Show all lines from the data that include the word "this".
== RECORDS TO USE ==
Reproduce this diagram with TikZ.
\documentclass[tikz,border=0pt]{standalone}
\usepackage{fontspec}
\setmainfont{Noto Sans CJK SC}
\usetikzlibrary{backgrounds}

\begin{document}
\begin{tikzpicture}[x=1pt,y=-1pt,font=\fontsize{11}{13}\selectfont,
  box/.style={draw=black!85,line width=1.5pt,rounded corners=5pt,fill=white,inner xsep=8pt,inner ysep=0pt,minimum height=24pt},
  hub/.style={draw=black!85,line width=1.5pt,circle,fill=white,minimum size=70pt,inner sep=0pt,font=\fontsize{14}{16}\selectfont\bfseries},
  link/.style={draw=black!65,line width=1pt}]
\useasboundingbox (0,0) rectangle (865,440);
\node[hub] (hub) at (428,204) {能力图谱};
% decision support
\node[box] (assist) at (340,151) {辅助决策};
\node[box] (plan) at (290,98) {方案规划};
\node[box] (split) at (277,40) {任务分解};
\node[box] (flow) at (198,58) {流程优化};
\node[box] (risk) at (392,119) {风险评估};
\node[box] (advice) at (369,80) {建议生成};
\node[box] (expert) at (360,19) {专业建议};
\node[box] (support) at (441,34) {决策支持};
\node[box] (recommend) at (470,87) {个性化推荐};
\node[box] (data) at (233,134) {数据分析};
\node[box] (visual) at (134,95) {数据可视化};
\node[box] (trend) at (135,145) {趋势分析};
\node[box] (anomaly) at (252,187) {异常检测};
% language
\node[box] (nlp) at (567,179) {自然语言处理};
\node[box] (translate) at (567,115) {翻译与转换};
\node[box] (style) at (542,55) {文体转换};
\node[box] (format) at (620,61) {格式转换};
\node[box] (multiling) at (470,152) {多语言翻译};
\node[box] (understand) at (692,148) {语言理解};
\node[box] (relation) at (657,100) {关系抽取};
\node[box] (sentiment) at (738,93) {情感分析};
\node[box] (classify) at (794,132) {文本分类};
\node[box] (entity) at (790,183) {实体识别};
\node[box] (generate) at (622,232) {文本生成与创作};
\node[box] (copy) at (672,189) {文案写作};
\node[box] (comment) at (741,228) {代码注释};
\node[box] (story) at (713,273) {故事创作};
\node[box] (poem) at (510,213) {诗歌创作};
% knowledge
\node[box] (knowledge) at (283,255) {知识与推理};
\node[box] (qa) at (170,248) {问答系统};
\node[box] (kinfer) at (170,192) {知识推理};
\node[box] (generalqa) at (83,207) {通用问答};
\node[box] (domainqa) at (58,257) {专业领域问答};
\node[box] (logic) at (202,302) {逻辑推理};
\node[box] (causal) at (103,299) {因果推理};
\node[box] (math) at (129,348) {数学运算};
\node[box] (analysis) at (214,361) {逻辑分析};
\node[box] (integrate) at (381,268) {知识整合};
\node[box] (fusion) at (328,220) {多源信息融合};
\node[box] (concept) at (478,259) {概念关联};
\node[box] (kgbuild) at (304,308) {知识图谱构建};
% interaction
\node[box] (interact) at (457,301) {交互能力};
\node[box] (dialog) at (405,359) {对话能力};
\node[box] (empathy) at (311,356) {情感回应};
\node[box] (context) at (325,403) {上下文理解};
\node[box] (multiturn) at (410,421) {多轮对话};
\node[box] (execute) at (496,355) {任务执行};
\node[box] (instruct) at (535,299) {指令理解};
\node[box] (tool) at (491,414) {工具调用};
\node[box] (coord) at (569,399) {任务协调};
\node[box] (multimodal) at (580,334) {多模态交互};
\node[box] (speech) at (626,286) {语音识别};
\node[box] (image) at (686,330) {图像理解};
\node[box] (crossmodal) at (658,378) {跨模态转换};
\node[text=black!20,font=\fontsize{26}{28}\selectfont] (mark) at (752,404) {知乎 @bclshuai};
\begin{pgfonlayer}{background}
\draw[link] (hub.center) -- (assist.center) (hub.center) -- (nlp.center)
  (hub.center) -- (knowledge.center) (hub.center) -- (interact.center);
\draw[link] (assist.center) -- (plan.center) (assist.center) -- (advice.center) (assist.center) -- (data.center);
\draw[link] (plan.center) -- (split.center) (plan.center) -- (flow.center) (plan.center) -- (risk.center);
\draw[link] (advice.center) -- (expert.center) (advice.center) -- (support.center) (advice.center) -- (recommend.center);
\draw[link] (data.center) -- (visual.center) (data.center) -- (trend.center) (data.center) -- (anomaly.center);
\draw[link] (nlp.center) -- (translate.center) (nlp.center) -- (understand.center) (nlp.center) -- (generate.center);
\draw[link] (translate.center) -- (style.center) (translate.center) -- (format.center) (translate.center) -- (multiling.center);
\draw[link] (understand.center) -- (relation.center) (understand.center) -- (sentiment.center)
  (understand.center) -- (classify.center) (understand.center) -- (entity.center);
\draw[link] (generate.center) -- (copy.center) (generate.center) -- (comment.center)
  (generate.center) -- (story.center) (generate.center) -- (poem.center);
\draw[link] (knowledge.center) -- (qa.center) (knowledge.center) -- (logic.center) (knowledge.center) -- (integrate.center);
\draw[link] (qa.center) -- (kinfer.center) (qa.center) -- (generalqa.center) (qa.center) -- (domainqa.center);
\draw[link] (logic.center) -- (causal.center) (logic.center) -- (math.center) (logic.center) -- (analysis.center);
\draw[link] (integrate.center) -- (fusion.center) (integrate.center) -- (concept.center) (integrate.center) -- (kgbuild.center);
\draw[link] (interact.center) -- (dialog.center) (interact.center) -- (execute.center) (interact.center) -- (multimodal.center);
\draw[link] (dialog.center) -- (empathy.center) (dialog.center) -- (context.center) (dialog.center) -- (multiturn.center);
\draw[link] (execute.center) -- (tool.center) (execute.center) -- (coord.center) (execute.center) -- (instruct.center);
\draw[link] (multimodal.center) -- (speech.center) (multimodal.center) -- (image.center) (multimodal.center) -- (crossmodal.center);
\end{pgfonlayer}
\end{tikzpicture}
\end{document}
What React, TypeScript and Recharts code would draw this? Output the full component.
===
RIGHT ANSWER ::
Reproduce this diagram with TikZ.
What React, TypeScript and Recharts code would draw this? Output the full component.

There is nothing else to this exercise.